When fully turned on the voltage drop from drain to source is extremely small meaning you could control higher currents with less heat generated in the MosFet (vs a bipolar transistor).
Darlington bipolar transistors are absolutely NOT for this type of application. They are designed to signal amplification and not switching.
Exactly! Another example MOSFETs are not KISS. Because this specification is quite unimportant.
When you have a schematic with a BJT you can simply substitute another BJT with appropriate maximum current and voltage rating (easily understandable spec) and it should work. With a MOSFET you need much more info.
What? Darlingtons are mainly for load switching. They are old. They drop considerable voltage compared to a MOSFET. But when switching say 40 V with CE drop of up to 2 V is not so bad - "only" 5% loss.
One on the helpers here used to say that the Vgs(th) spec was where the MOSFET turns OFF. If one uses the MOSFET at a drain current close to 250 microamps that is valid for switching ON. But, who uses a power MOSFET at that low a drain current?

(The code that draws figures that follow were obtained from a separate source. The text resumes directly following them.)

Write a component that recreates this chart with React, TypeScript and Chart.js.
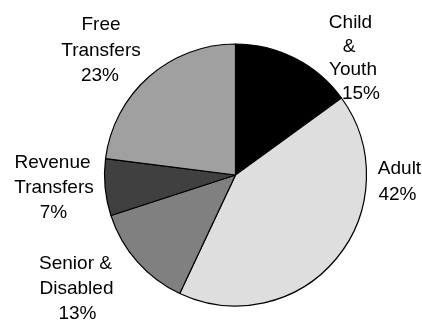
import React, { useEffect, useRef } from "react";
import { Chart, registerables } from "chart.js";

Chart.register(...registerables);

const categories = ["Child & Youth", "Adult", "Senior & Disabled", "Revenue Transfers", "Free Transfers"];
const categoryLines = [["Child", "&", "Youth"], ["Adult"], ["Senior &", "Disabled"], ["Revenue", "Transfers"], ["Free", "Transfers"]];
const shares = [15, 42, 13, 7, 23];
const sliceColors = ["#000000", "#dedede", "#808080", "#404040", "#a0a0a0"];

// text placement: center x per line, first baseline y, line height
const labelPlacement = [
  { xs: [350.5, 349, 353, 361], y: 28, lh: 23.5 },
  { xs: [399.5, 397.5], y: 174, lh: 25.5 },
  { xs: [75.5, 76.5, 77.5], y: 269, lh: 25 },
  { xs: [52.5, 54, 53.5], y: 168, lh: 25 },
  { xs: [101, 101, 100], y: 30, lh: 25.5 },
];

const labelPlugin = {
  id: "outerLabels",
  afterDraw(chart: any) {
    const ctx = chart.ctx;
    ctx.save();
    ctx.fillStyle = "#000";
    ctx.font = "19px 'Liberation Sans', Arial, sans-serif";
    ctx.textAlign = "center";
    ctx.textBaseline = "alphabetic";
    const data = chart.data.datasets[0].data as number[];
    categoryLines.forEach((lines, i) => {
      const p = labelPlacement[i];
      const all = [...lines, `${data[i]}%`];
      all.forEach((t, j) => {
        ctx.fillText(t, p.xs[j], p.y + j * p.lh);
      });
    });
    ctx.restore();
  },
};

export default function App() {
  const ref = useRef<HTMLCanvasElement>(null);
  useEffect(() => {
    if (!ref.current) return;
    const chart = new Chart(ref.current, {
      type: "pie",
      data: {
        labels: categories,
        datasets: [
          {
            data: shares,
            backgroundColor: sliceColors,
            borderColor: "#000",
            borderWidth: 1.2,
          },
        ],
      },
      options: {
        responsive: false,
        animation: false,
        devicePixelRatio: 1,
        radius: 131,
        layout: { padding: { left: 49, top: 30, right: 0, bottom: 0 } },
        plugins: {
          legend: { display: false },
          tooltip: { enabled: false },
        },
      } as any,
      plugins: [labelPlugin],
    });
    return () => chart.destroy();
  }, []);
  return (
    <div style={{ position: "absolute", left: 0, top: 0, width: 422, height: 320, background: "#fff" }}>
      <canvas ref={ref} width={422} height={320} style={{ display: "block" }} />
    </div>
  );
}
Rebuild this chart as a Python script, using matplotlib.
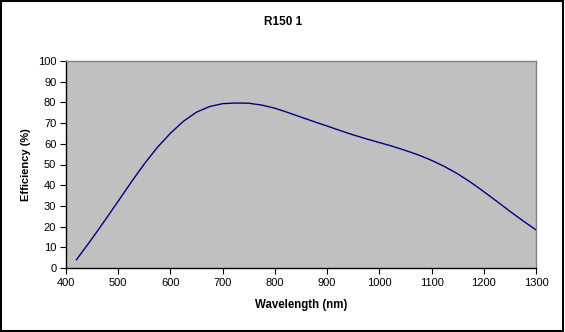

Vgs(th) is a specification telling the designer where the device starts to conduct.
If you had a 250 µa load, at the specified Vgs(th) the device would only be partly ON.
And because the Vgs(th) spec is usually rather wide there is no way to reliably operate near the Vgs(th)
It is a test spec JohnRob. As I read it, if I connect gate to drain and apply a constant current of 250 microamps between gate and source, the voltage across the device should be between 1 and 2 volts. What good is that?